When George Karl was on the hot seat last summer, the Kings reportedly looked into hiring Kentucky coach John Calipari.
A few months later, Karl’s job is still insecure, and Calipari still might still be the target.
The belief still is it’s a matter of when, not if, Karl will be removed as the head coach.
If that should happen during this season, the short-term answers are, according to owner Vivek Ranadivé – or sources say – he would like to move Nancy Lieberman into the head-coaching position, making a big splash by having the first female head coach in NBA history.

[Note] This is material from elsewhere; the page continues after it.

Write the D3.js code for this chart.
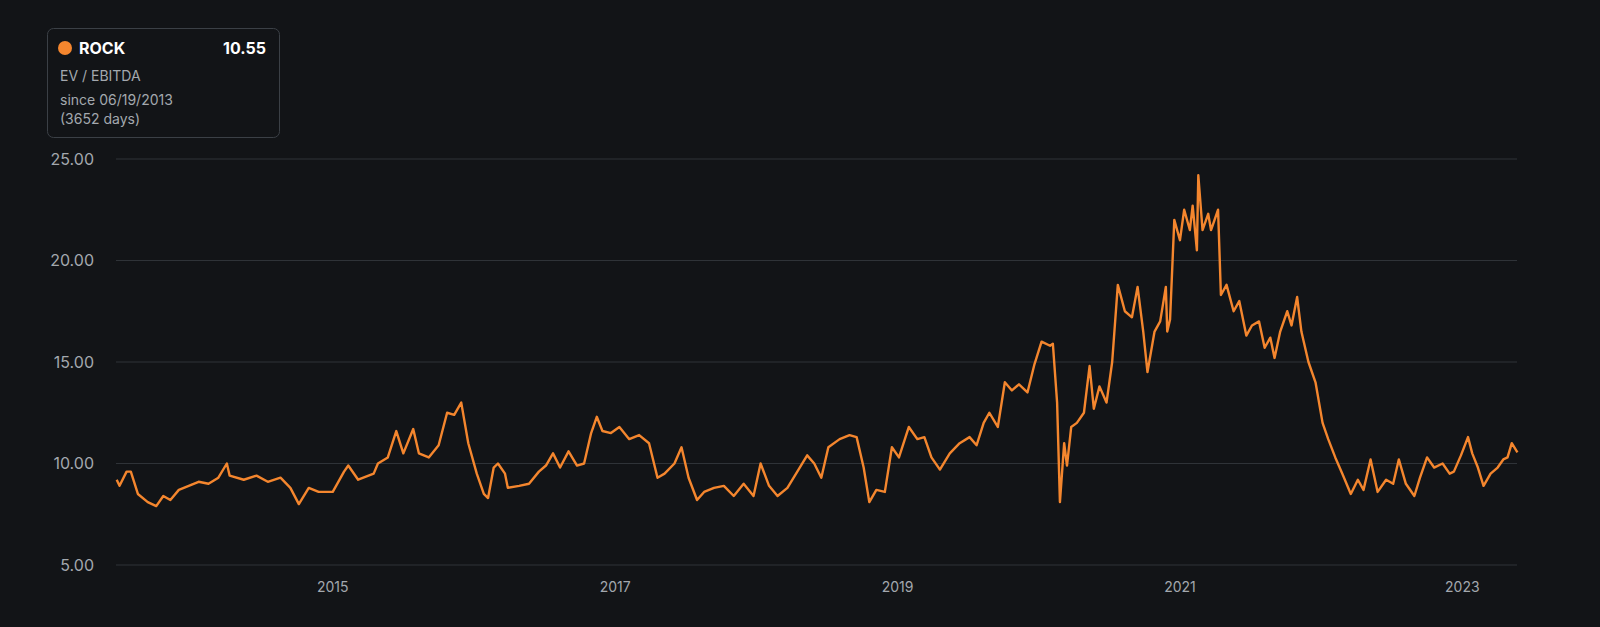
<!DOCTYPE html>
<html><head><meta charset="utf-8">
<script src="https://cdn.jsdelivr.net/npm/d3@7"></script>
<style>body{margin:0;background:#121417;}svg{display:block;font-family:Inter,"Noto Sans",sans-serif;}</style>
</head><body><svg id="c" width="1600" height="627"></svg>
<script>
const years=[2013.47,2013.49,2013.54,2013.57,2013.62,2013.69,2013.75,2013.80,2013.85,2013.91,2013.98,2014.05,2014.12,2014.19,2014.25,2014.27,2014.37,2014.46,2014.54,2014.63,2014.70,2014.76,2014.83,2014.90,2015.00,2015.08,2015.11,2015.18,2015.29,2015.32,2015.39,2015.45,2015.50,2015.57,2015.61,2015.68,2015.75,2015.81,2015.86,2015.91,2015.96,2016.02,2016.07,2016.10,2016.14,2016.17,2016.22,2016.24,2016.32,2016.39,2016.46,2016.51,2016.56,2016.61,2016.67,2016.73,2016.78,2016.83,2016.87,2016.91,2016.97,2017.03,2017.10,2017.17,2017.24,2017.30,2017.35,2017.42,2017.47,2017.52,2017.58,2017.63,2017.70,2017.77,2017.84,2017.91,2017.98,2018.03,2018.09,2018.15,2018.22,2018.29,2018.36,2018.41,2018.46,2018.51,2018.59,2018.66,2018.71,2018.76,2018.80,2018.85,2018.91,2018.96,2019.01,2019.08,2019.14,2019.19,2019.24,2019.30,2019.37,2019.44,2019.51,2019.56,2019.61,2019.65,2019.71,2019.76,2019.81,2019.86,2019.92,2019.97,2020.02,2020.08,2020.10,2020.13,2020.15,2020.18,2020.20,2020.23,2020.27,2020.32,2020.36,2020.39,2020.43,2020.48,2020.52,2020.56,2020.61,2020.66,2020.70,2020.74,2020.77,2020.82,2020.86,2020.90,2020.91,2020.93,2020.96,2021.00,2021.03,2021.07,2021.09,2021.12,2021.13,2021.16,2021.20,2021.22,2021.27,2021.29,2021.33,2021.38,2021.42,2021.47,2021.51,2021.56,2021.60,2021.64,2021.67,2021.71,2021.76,2021.79,2021.83,2021.86,2021.91,2021.96,2022.01,2022.05,2022.10,2022.15,2022.21,2022.26,2022.30,2022.35,2022.40,2022.46,2022.51,2022.55,2022.60,2022.66,2022.70,2022.75,2022.80,2022.86,2022.91,2022.94,2022.99,2023.04,2023.07,2023.11,2023.15,2023.20,2023.25,2023.29,2023.32,2023.35,2023.39];
const values=[9.2,8.9,9.6,9.6,8.5,8.1,7.9,8.4,8.2,8.7,8.9,9.1,9.0,9.3,10.0,9.4,9.2,9.4,9.1,9.3,8.8,8.0,8.8,8.6,8.6,9.6,9.9,9.2,9.5,10.0,10.3,11.6,10.5,11.7,10.5,10.3,10.9,12.5,12.4,13.0,11.0,9.5,8.5,8.3,9.8,10.0,9.5,8.8,8.9,9.0,9.6,9.9,10.5,9.8,10.6,9.9,10.0,11.5,12.3,11.6,11.5,11.8,11.2,11.4,11.0,9.3,9.5,10.0,10.8,9.3,8.2,8.6,8.8,8.9,8.4,9.0,8.4,10.0,8.9,8.4,8.8,9.6,10.4,10.0,9.3,10.8,11.2,11.4,11.3,9.8,8.1,8.7,8.6,10.8,10.3,11.8,11.2,11.3,10.3,9.7,10.5,11.0,11.3,10.9,12.0,12.5,11.8,14.0,13.6,13.9,13.5,14.9,16.0,15.8,15.9,13.0,8.1,11.0,9.9,11.8,12.0,12.5,14.8,12.7,13.8,13.0,15.0,18.8,17.5,17.2,18.7,16.5,14.5,16.5,17.0,18.7,16.5,17.1,22.0,21.0,22.5,21.5,22.7,20.5,24.2,21.5,22.3,21.5,22.5,18.3,18.8,17.5,18.0,16.3,16.8,17.0,15.7,16.2,15.2,16.5,17.5,16.8,18.2,16.5,15.0,14.0,12.0,11.2,10.3,9.5,8.5,9.2,8.7,10.2,8.6,9.2,9.0,10.2,9.0,8.4,9.3,10.3,9.8,10.0,9.5,9.6,10.4,11.3,10.5,9.8,8.9,9.5,9.8,10.2,10.3,11.0,10.55];
const yTicks=[5,10,15,20,25];
const xTicks=[2015,2017,2019,2021,2023];
const svg=d3.select("#c");
const x=d3.scaleLinear().domain([2013.465,2023.387]).range([116,1517]);
const y=d3.scaleLinear().domain([5,25]).range([565,159]);
const grid=svg.append("g");
yTicks.forEach(t=>{
 grid.append("line").attr("x1",116).attr("x2",1517).attr("y1",y(t)).attr("y2",y(t)).attr("stroke","#2f3338").attr("stroke-width",1);
 grid.append("text").attr("x",94).attr("y",y(t)).attr("dy","0.35em").attr("text-anchor","end").attr("fill","#a3a8ae").attr("font-size",16).text(t.toFixed(2));
});
xTicks.forEach(t=>svg.append("text").attr("x",x(t)).attr("y",592).attr("text-anchor","middle").attr("fill","#a3a8ae").attr("font-size",14).text(t));
svg.append("path").datum(years.map((d,i)=>[d,values[i]]))
 .attr("d",d3.line().x(d=>x(d[0])).y(d=>y(d[1])))
 .attr("fill","none").attr("stroke","#f4862e").attr("stroke-width",2.4).attr("stroke-linejoin","round");
const lg=svg.append("g");
lg.append("rect").attr("x",47.5).attr("y",28.5).attr("width",232).attr("height",109).attr("rx",6).attr("fill","#121417").attr("stroke","#3b4046");
lg.append("circle").attr("cx",65).attr("cy",48).attr("r",7).attr("fill","#f4862e");
lg.append("text").attr("x",79).attr("y",54).attr("fill","#fff").attr("font-size",16).attr("font-weight",700).text("ROCK");
lg.append("text").attr("x",266).attr("y",54).attr("text-anchor","end").attr("fill","#fff").attr("font-size",16).attr("font-weight",700).text(values[values.length-1].toFixed(2));
[["EV / EBITDA",81],["since 06/19/2013",105],["(3652 days)",124]].forEach(([t,yy])=>lg.append("text").attr("x",60).attr("y",yy).attr("fill","#a3a8ae").attr("font-size",14).text(t));
</script></body></html>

Vlade Divac, the GM is more inclined to fill with Corliss Williamson for the remainder of the season.
But Ranadivé’s biggest dream is to have Kentucky coach John Calipari come out and coach this roster full of Kentucky players.
The belief is that Ranadive will take another run after Calipari plans to make an offer that Calipari simply cannot refuse.
A source with knowledge of the Kings’ thinking directly denied this claim speaking to ProBasketballTalk, saying the Kings have no plans to make any offer to Calipari.
For what it’s worth, Bucher first reported Ranadivé was targeting Michael Malone as coach in 2013. The Kings hired Malone that year, their only offseason coaching hire under Ranadivé’s watch.
Calipari would be a fantastic hire, because all the top high school players would follow him to Sacramento. The Kings would become infused with and talent, creating one of the best – what? That’s not how it works?
Hmmm.
Well.
Calipari has come a long way since he went 72-112 while guiding the late-90s New Jersey Nets, but I’m not convinced he has become an NBA-caliber coach. I might give him a chance if he’s desperate to return to the league, but I wouldn’t make the monster financial offer likely necessary to lure him from Kentucky.
Ranadivé thinks differently than I do, though. He wants to generate buzz, and Calipari would certainly do that. He’s one of the biggest names in basketball.
Would Calipari actually take the job? He seems happy at Kentucky, and he can leverage this interest into a raise from the Wildcats that makes him even happier. But Sacramento has two of his former players in DeMarcus Cousins and Willie Cauley-Stein plus Rajon Rondo, who played at Kentucky before Calipari arrived. Cousins is a franchise talent, and a president-coach dual title would certainly be appealing.
The politics of getting that point are fascinating.
Kings general manager Vlade Divac didn’t hire Karl, and though he said the coach would remain through the rest of this season, Divac has given multiples indications he’s on a different page than Karl. But Divac’s lack of faith in Karl could cost him his own job if Calipari gets front-office control.
Like with Divac, while Cousins reportedly asked the Kings not to fire Karl now, that doesn’t mean Cousins wants Karl for the long haul. Cousins might just recognize that a midseason shakeup would ensure another lost year. But come the offseason, he could push for Calipari or at least a change from Karl.
The Kings clearly want to build around Cousins. Calipari might just the mentor Cousins needs, someone who can help Cousins become more emotionally mature. Once that happens, Sacramento would truly be on the path to success.
But, at that point, it would be on Calipari to assemble a roster around Cousins. Does that excite anyone besides Calipari? Maybe Calipari is up to the task. Again, I wouldn’t rush to find out.
Lieberman, hired this offseason as the second full-time assistant coach in NBA history, would not be on my short list of potential head coaches. But neither would Williamson. When teams fire a coach midseason, they often must rely on uninspiring alternatives.
Whatever happens, it seems the Kings are quite prepared to part ways with Karl. He was supposed to be the flashy hire, but that has resulted in an 11-19 finish last season and a 4-9 start this season
If Ranadivé wants to turn heads now, Lieberman or Calipari would certainly do the trick.
If the owner wants to win – well, why worry about that? Making a splash is so much easier.